Thursday, October 23, 2014

Tablet exams: study guides and review sessions

I don't really like to hold exam review sessions. But students ask for them. And they ask for "study guides" (for students who might be reading this, here's a hint: the lecture slides, the syllabus, your textbook, and your notes are the study guide!) This post explores new approaches using tablet computers to potentially improve the efficacy of

I have three predominant concerns about review sessions:

  1. I'm not sure they necessarily help students who attend; they definitely don't help students who are unable to attend. My experience suggests that many of the students who will show up to a review session are the motivated, high-achieving students; these students may only make incremental gains by attending an office hour.
  2. Related, it is next to impossible to pick a time (and find an empty classroom) that works with everybody's schedule. So, it seems almost inherently unfair to hold review sessions, as they will certainly exclude attendance by some students.
  3. They never seem to be very efficient. This might be an outcome of a combination of my implementation of the review session. The format I use is that I show up and students ask me questions about content. I don't bring any prepared agenda. So, in this sense, the review session is merely an extended office hour in a space large enough to accommodate a large number of students. I often schedule exams on Mondays, to give students the weekend to study, but this also means that students typically (if my experience is still typical of college students) don't start studying until the weekend just before the exam. Because I strongly discourage last-minute (i.e. Monday earlier in the day than the exam) question-asking, I will schedule a review session for the previous Thursday or Friday - unfortunately, this is before most of the students have probably started reviewing the material and formulating questions to ask. So, many "A" students tend to show up just to hear questions from other students and my responses. Much of the time is spent with me waiting for students to actively leaf through their notes and find topics that they want to review.

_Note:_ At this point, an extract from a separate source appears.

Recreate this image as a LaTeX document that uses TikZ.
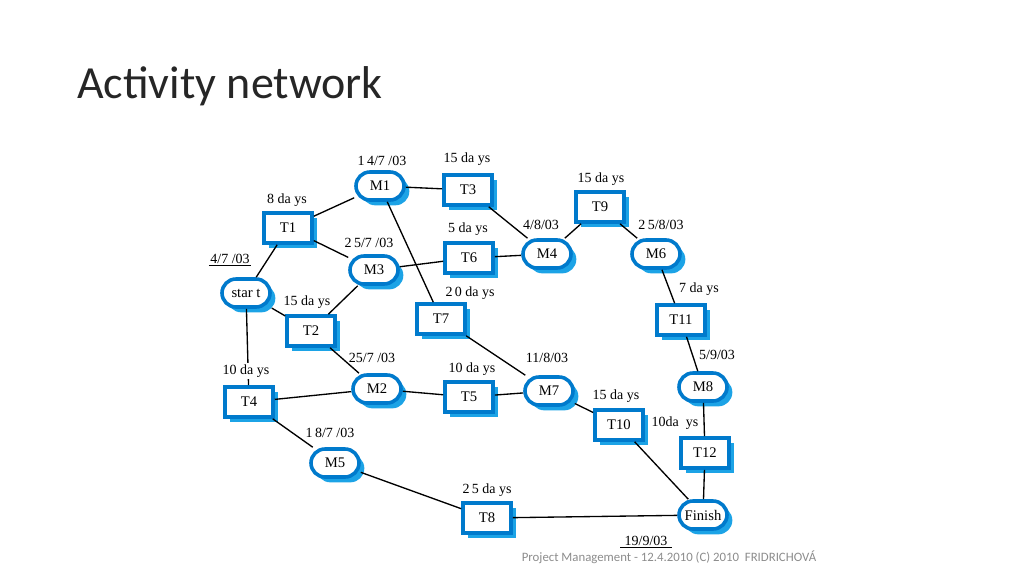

New review session approach
I just held an exam review session for my genetics students; I used my tablet to make a change this time, and I'm excited to follow the outcomes over the next week. I recorded the review session. This isn't a major leap, as I'm already recording pre-lectures and in-class lectures and posting them on YouTube for students to access. However, the reason I'm hopeful that this new practice will improve student success is because I'm addressing some of my concerns above.

Benefit to students
Students who are unable to attend a review session scheduled at a time other than our normal class meeting time are now able to access the exact same content as those who were in attendance. I'm giving students another resource to help them help themselves succeed, and it takes next to no additional effort on my part.

Best practices

  • After I exported my screencast video of the review session, I spent ten minutes going through the video and noting the time when I began responding to each question, along with the topic of that question. When I posted the URL to the video on our learning management system, I also provided this guide to the video, so that students don't have to watch over an hour of video to find out whether there are parts of the video that address a specific question they may have
  • Although nobody used this opportunity, I had suggested that students should e-mail or tweet me questions that I could discuss during the live review session

On Study Guides & Answer Keys
My students seemed particularly concerned before my first exam about whether I could provide an example exam for them to see the types of questions I write. Because I had only taught this course once before, I declined to provide my meager stockpile of exam questions to the class.

After the first exam, as part of a quiz (in Socrative), I asked each student to write an exam question (and answer) that they thought represented the type of question I might ask on the upcoming second exam. This was a useful exercise for two reasons: it made students consciously assess what content they thought was exam material, and it also gave me a stockpile of potential exam questions! To motivate the students to take this task of question-writing seriously, I told them that I would choose one of their questions and use it on the exam. From the rest of the questions, I chose several and published those to the class as a "study guide" (more like a practice exam) that covered the highlights, as chosen by the class, of the exam material.

So, I distributed a PDF of this study guide, and a student asked me, almost immediately, whether I was going to post a screencast key. What a great idea! So, instead of filling out a printout of the study guide by hand, scanning it, and posting it as a PDF, I used my established process of annotating a PDF using ExplainEverything and then exporting the annotation as a movie. The reason I'm particularly keen about this approach (and glad that a student suggested it!) is that, at least in genetics, it is difficult for many students to get a handle on the order of steps (the process) necessary to solve a multi-step problem. Because the normal answer keys they see are static (a printout posted on a bulletin board, or a digital text document or PDF), it can be difficult to understand the logic behind how the key-writer arrived at the answer. I hope that being able to see (on-demand, probably the weekend right before the exam) example problems being solved as screencast videos with audio voiceover will help students improve their understanding of the key concepts I'm trying to help them learn.